The Court further recognized that the Patent Office has used the
broadest reasonable construction standard "for more than 100
years" in a variety of proceedings, including interferences
and reexaminations that, like IPRs, "resemble district court
litigation." The Court did acknowledge the possibility
"that the use of the broadest reasonable construction standard
in [IPR proceedings], together with the use of an ordinary meaning
standard in district court, may produce inconsistent results and
cause added confusion." The Court concluded, however, that
such possibilities are facts of life that "ha[ve] long been
present in our patent system," and that "different
evidentiary burdens" for IPR and district-court proceedings
"mean that the possibility of inconsistent results is inherent
to Congress's regulatory design."
Take-Aways from
Cuozzo
Cuozzo represented a critical test of the Patent
Office's and Federal Circuit's interpretation and
application of the IPR statute, resulting in the Supreme
Court's affirmance of the existing approaches to two issues
common to nearly all IPR proceedings. Thus, going forward, the
handling of IPRs will likely remain unchanged at the Patent Office,
with appellate review of institution decisions by the Federal
Circuit arising only if such decisions involve constitutional
issues or go well beyond the IPR statute.
And the Patent Trial and Appeal Board will continue to interpret
nonexpired patent claims using the "broadest reasonable
construction" standard perceived to be more favorable to IPR
petitioners, rather than the "plain and ordinary meaning"

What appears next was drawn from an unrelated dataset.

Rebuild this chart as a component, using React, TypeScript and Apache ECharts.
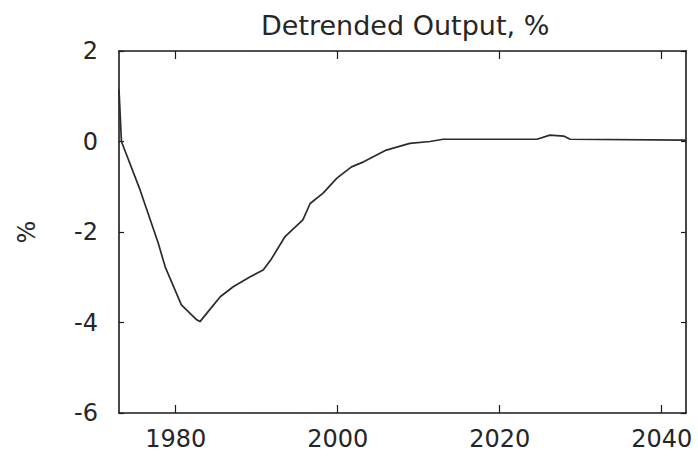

standard used in district court litigation. At the same time,
several observers have noted that the Federal Circuit's recent
decisions applying the "broadest reasonable
interpretation" standard have brought that approach to patent
claim construction more in line with the "ordinary
meaning" approach that holds sway in district-court cases. If
that is so, then the difference between a "broadest reasonable
interpretation" and the "ordinary meaning" of a
patent claim may not be that great at all.